Parkinson’s disease patients who received cognitive training while on dopaminergic medication experienced a significant reduction in the severity and duration of freezing of gait (FoG), according to researchers from the University of Sydney.

They also experienced improved cognitive processing speed and reduced daytime sleepiness, according to the study, published recently in Parkinson’s Disease—Nature.

The study, led by researchers from the University of Sydney’s Brain and Mind Centre, included 65 Parkinson’s disease patients who self-reported FoG and who were free from dementia.

All of the participants were randomly allocated to receive either a cognitive training intervention or an active control.

The sample of interest included 20 patients randomly assigned to the cognitive training intervention and 18 randomized to the active control group. Both groups were clinician-led and conducted twice weekly for 7 weeks, according to a media release.

The primary outcome was the percentage of time patients spent frozen during a ‘Timed Up and Go’ task, assessed while they were both on and off their dopaminergic medications.

Secondary outcomes included multiple neuropsychological and psychosocial measures, including assessments of mood, well-being and length and quality of sleep.

The researchers report that patients in the cognitive training group showed a large and statistically significant reduction in FoG severity while on dopaminergic medication compared to participants in the active control group on dopaminergic medication.

Patients who received cognitive training also showed improved cognitive processing speed and reduced daytime sleepiness compared to those in the active control while accounting for the effect of dopaminergic medication.

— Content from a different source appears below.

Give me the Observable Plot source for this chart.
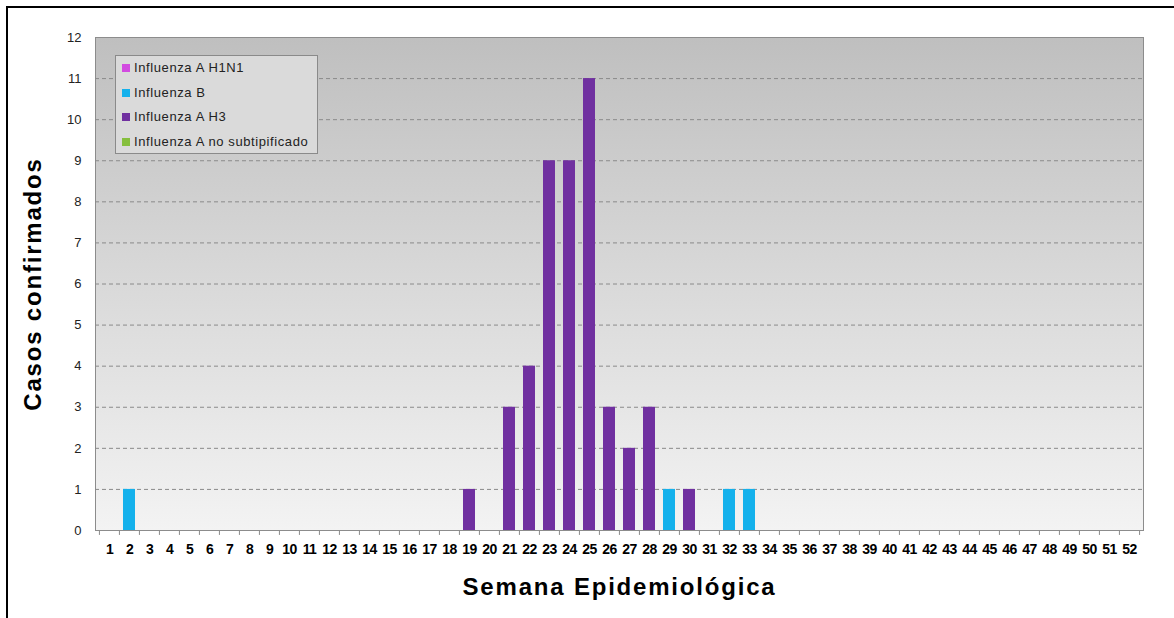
<!DOCTYPE html>
<html>
<head>
<meta charset="utf-8">
<script src="https://cdn.jsdelivr.net/npm/d3@7"></script>
<script src="https://cdn.jsdelivr.net/npm/@observablehq/plot@0.6"></script>
<style>
  html, body { margin: 0; padding: 0; background: #fff; width: 1174px; height: 618px; overflow: hidden; }
  #frame { position: absolute; left: 6px; top: 6px; width: 1300px; height: 800px; border: 2px solid #000; box-sizing: border-box; }
  #chart { position: absolute; left: 0; top: 0; }
  #legend { position: absolute; left: 115px; top: 55px; width: 201px; height: 97px; background: #dadada; border: 1px solid #8a8a8a;
            font-family: "Liberation Sans", Arial, sans-serif; font-size: 13px; letter-spacing: 0.6px; color: #222; }
  #legend .item { position: absolute; left: 6px; height: 14px; line-height: 14px; white-space: nowrap; }
  #legend .sw { display: inline-block; width: 8px; height: 8px; margin-right: 4px; vertical-align: 0px; }
</style>
</head>
<body>
<div id="frame"></div>
<div id="chart"></div>
<div id="legend"></div>
<script>
// ---- data ----
const weeks = [1,2,3,4,5,6,7,8,9,10,11,12,13,14,15,16,17,18,19,20,21,22,23,24,25,26,27,28,29,30,31,32,33,34,35,36,37,38,39,40,41,42,43,44,45,46,47,48,49,50,51,52];
const seriesNames = ["Influenza A H1N1", "Influenza B", "Influenza A H3", "Influenza A no subtipificado"];
const seriesColors = ["#d24be0", "#14b1ec", "#7030a0", "#86bf3e"];
const yTicks = [0,1,2,3,4,5,6,7,8,9,10,11,12];

const h1n1Weeks = [];
const h1n1Counts = [];
const bWeeks = [2, 29, 32, 33];
const bCounts = [1, 1, 1, 1];
const h3Weeks = [19, 21, 22, 23, 24, 25, 26, 27, 28, 30];
const h3Counts = [1, 3, 4, 9, 9, 11, 3, 2, 3, 1];
const nsWeeks = [];
const nsCounts = [];

const yTitle = "Casos confirmados";
const xTitle = "Semana Epidemiológica";

// ---- build table ----
const rows = [];
[[h1n1Weeks, h1n1Counts, 0], [bWeeks, bCounts, 1], [h3Weeks, h3Counts, 2], [nsWeeks, nsCounts, 3]].forEach(([w, c, i]) => {
  w.forEach((wk, j) => rows.push({week: wk, count: c[j], series: seriesNames[i]}));
});

const W = 1174, H = 618, mL = 95, mR = 31, mT = 37, mB = 88;
const bw = (W - mL - mR) / weeks.length;
const boundaryTicks = weeks.map(w => ({week: w, off: -1})).concat([{week: weeks[weeks.length - 1], off: 1}]);

const chart = Plot.plot({
  width: W, height: H,
  marginLeft: mL, marginRight: mR, marginTop: mT, marginBottom: mB,
  style: {background: "transparent", overflow: "visible"},
  x: {type: "band", domain: weeks, padding: 0.4, label: null},
  y: {domain: [0, 12], label: null},
  color: {domain: seriesNames, range: seriesColors},
  marks: [
    Plot.frame({fill: "url(#bgGrad)", stroke: "#8c8c8c"}),
    Plot.gridY({ticks: yTicks.slice(1, -1), stroke: "#8a8a8a", strokeOpacity: 1, strokeDasharray: "4,3"}),
    Plot.barY(rows, {x: "week", y: "count", fill: "series"}),
    Plot.ruleY([0], {stroke: "#8c8c8c"}),
    Plot.ruleX(boundaryTicks.filter(d => d.off < 0), {x: "week", y1: 0, y2: -0.12, dx: -bw / 2, stroke: "#8c8c8c"}),
    Plot.ruleX(boundaryTicks.filter(d => d.off > 0), {x: "week", y1: 0, y2: -0.12, dx: bw / 2, stroke: "#8c8c8c"}),
    Plot.axisY({ticks: yTicks, tickSize: 0, tickPadding: 14, label: null, fontSize: 13, fill: "#222",
                fontFamily: "Liberation Sans, Arial, sans-serif"}),
    Plot.axisX({tickSize: 0, tickPadding: 14, label: null, fontSize: 14, fontWeight: "bold", fill: "#000",
                fontFamily: "Liberation Sans Narrow, Arial Narrow, Liberation Sans, sans-serif"}),
    Plot.text([yTitle], {frameAnchor: "left", dx: -62, rotate: -90, textAnchor: "middle", fontSize: 24, fontWeight: "bold",
                fontFamily: "Liberation Sans, Arial, sans-serif", fill: "#000", text: d => d}),
    Plot.text([xTitle], {frameAnchor: "bottom", dy: 64.5, textAnchor: "middle", fontSize: 24, fontWeight: "bold",
                fontFamily: "Liberation Sans, Arial, sans-serif", fill: "#000", text: d => d})
  ]
});

const svg = d3.select(chart.tagName === "svg" ? chart : chart.querySelector("svg"));
// gradient background definition
const defs = svg.insert("defs", ":first-child");
const grad = defs.append("linearGradient").attr("id", "bgGrad").attr("x1", 0).attr("y1", 0).attr("x2", 0).attr("y2", 1);
grad.append("stop").attr("offset", "0%").attr("stop-color", "#bfbfbf");
grad.append("stop").attr("offset", "100%").attr("stop-color", "#f3f3f3");

// letter spacing for the titles and narrow x tick labels
svg.selectAll("text").filter(function() { return this.textContent === xTitle || this.textContent === yTitle; })
  .attr("letter-spacing", "1.8px");
svg.selectAll("g[aria-label='x-axis tick label'] text").attr("letter-spacing", "-0.6px");

document.getElementById("chart").appendChild(chart);

// legend
const legend = d3.select("#legend");
seriesNames.forEach((name, i) => {
  const it = legend.append("div").attr("class", "item").style("top", (5 + i * 24.5) + "px");
  it.append("span").attr("class", "sw").style("background", seriesColors[i]);
  it.append("span").text(name);
});
</script>
</body>
</html>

There was no difference between groups when they were tested without their regular dopaminergic medication, the release explains.

“We believe there is reason to be hopeful for the use of these trials in the future,” says study leader, Dr Simon Lewis, in the release.

“The feedback we’ve had from participants and family members involved in this study was overwhelmingly positive. The results of this pilot study highlight positive trends, and the importance of nonpharmacological trials involving cognitive training has become increasingly clear,” adds Lewis, a professor of cognitive neuroscience at the University of Sydney’s Brain and Mind Centre and Royal Prince Alfred Hospital in Australia.